• Data to process
┄┄┄┄┄┄

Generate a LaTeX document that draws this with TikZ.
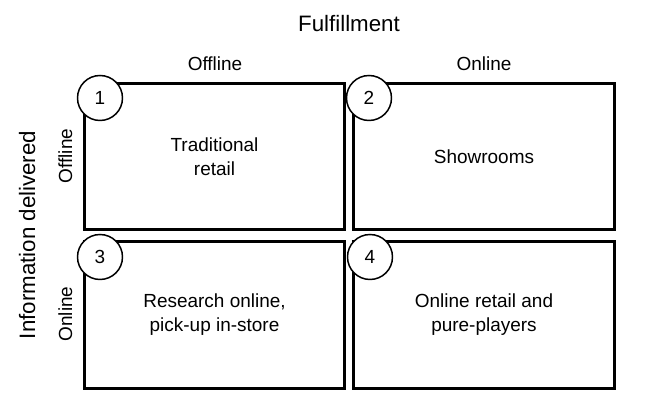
\documentclass[tikz,border=0pt]{standalone}
\usepackage{fontspec}
\setmainfont{Liberation Sans}
\newcommand{\txtfont}{\fontsize{10.8}{13.6}\selectfont}
\newcommand{\bigfont}{\fontsize{12.7}{15.5}\selectfont}
\tikzstyle{quadrant}=[rectangle, draw, line width=1.7pt, minimum width=5.22cm, minimum height=2.94cm, align=center, font=\txtfont]
\tikzstyle{badge}=[circle, draw, fill=white, line width=0.85pt, minimum size=0.9cm, inner sep=0pt, font=\txtfont]
\tikzstyle{axis}=[inner sep=0pt, anchor=base, font=\txtfont]
\newcommand{\quadrant}{\node[quadrant]}
\newcommand{\badge}{\node[badge]}

\begin{document}
\begin{tikzpicture}[x=0.02cm, y=-0.02cm]
\useasboundingbox (0,0) rectangle (646,411);
% axis titles
\node[axis, font=\bigfont] (ful) at (349,32) {Fulfillment};
\node[axis, font=\bigfont, rotate=90] (inf) at (35,235) {Information delivered};
\node[axis] (coff) at (215,71) {Offline};
\node[axis] (con) at (484,71) {Online};
\node[axis, rotate=90] (roff) at (72,156) {Offline};
\node[axis, rotate=90] (ron) at (72,314) {Online};
% quadrants
\quadrant (a) at (214.5,156.5) {Traditional\\retail};
\quadrant (b) at (484,156.5) {Showrooms};
\quadrant (c) at (214.5,315) {Research online,\\pick-up in-store};
\quadrant (d) at (484,315) {Online retail and\\pure-players};
\badge (n1) at (100,98) {1};
\badge (n2) at (369,98) {2};
\badge (n3) at (100,257) {3};
\badge (n4) at (370,257) {4};
\end{tikzpicture}
\end{document}
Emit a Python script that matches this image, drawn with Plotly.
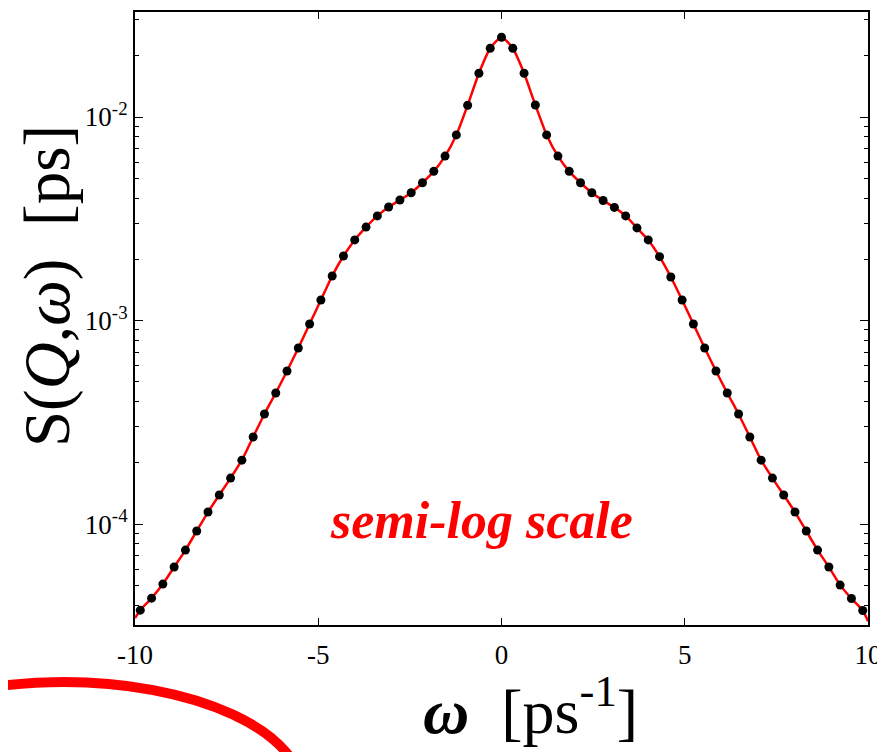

┄┄┄┄┄┄

• What is required
Ignore the images and quote every line of the listing exactly.

• The output
Generate a LaTeX document that draws this with TikZ.
\documentclass[tikz,border=0pt]{standalone}
\usepackage{fontspec}
\setmainfont{Liberation Sans}
\newcommand{\txtfont}{\fontsize{10.8}{13.6}\selectfont}
\newcommand{\bigfont}{\fontsize{12.7}{15.5}\selectfont}
\tikzstyle{quadrant}=[rectangle, draw, line width=1.7pt, minimum width=5.22cm, minimum height=2.94cm, align=center, font=\txtfont]
\tikzstyle{badge}=[circle, draw, fill=white, line width=0.85pt, minimum size=0.9cm, inner sep=0pt, font=\txtfont]
\tikzstyle{axis}=[inner sep=0pt, anchor=base, font=\txtfont]
\newcommand{\quadrant}{\node[quadrant]}
\newcommand{\badge}{\node[badge]}

\begin{document}
\begin{tikzpicture}[x=0.02cm, y=-0.02cm]
\useasboundingbox (0,0) rectangle (646,411);
% axis titles
\node[axis, font=\bigfont] (ful) at (349,32) {Fulfillment};
\node[axis, font=\bigfont, rotate=90] (inf) at (35,235) {Information delivered};
\node[axis] (coff) at (215,71) {Offline};
\node[axis] (con) at (484,71) {Online};
\node[axis, rotate=90] (roff) at (72,156) {Offline};
\node[axis, rotate=90] (ron) at (72,314) {Online};
% quadrants
\quadrant (a) at (214.5,156.5) {Traditional\\retail};
\quadrant (b) at (484,156.5) {Showrooms};
\quadrant (c) at (214.5,315) {Research online,\\pick-up in-store};
\quadrant (d) at (484,315) {Online retail and\\pure-players};
\badge (n1) at (100,98) {1};
\badge (n2) at (369,98) {2};
\badge (n3) at (100,257) {3};
\badge (n4) at (370,257) {4};
\end{tikzpicture}
\end{document}
Emit a Python script that matches this image, drawn with Plotly.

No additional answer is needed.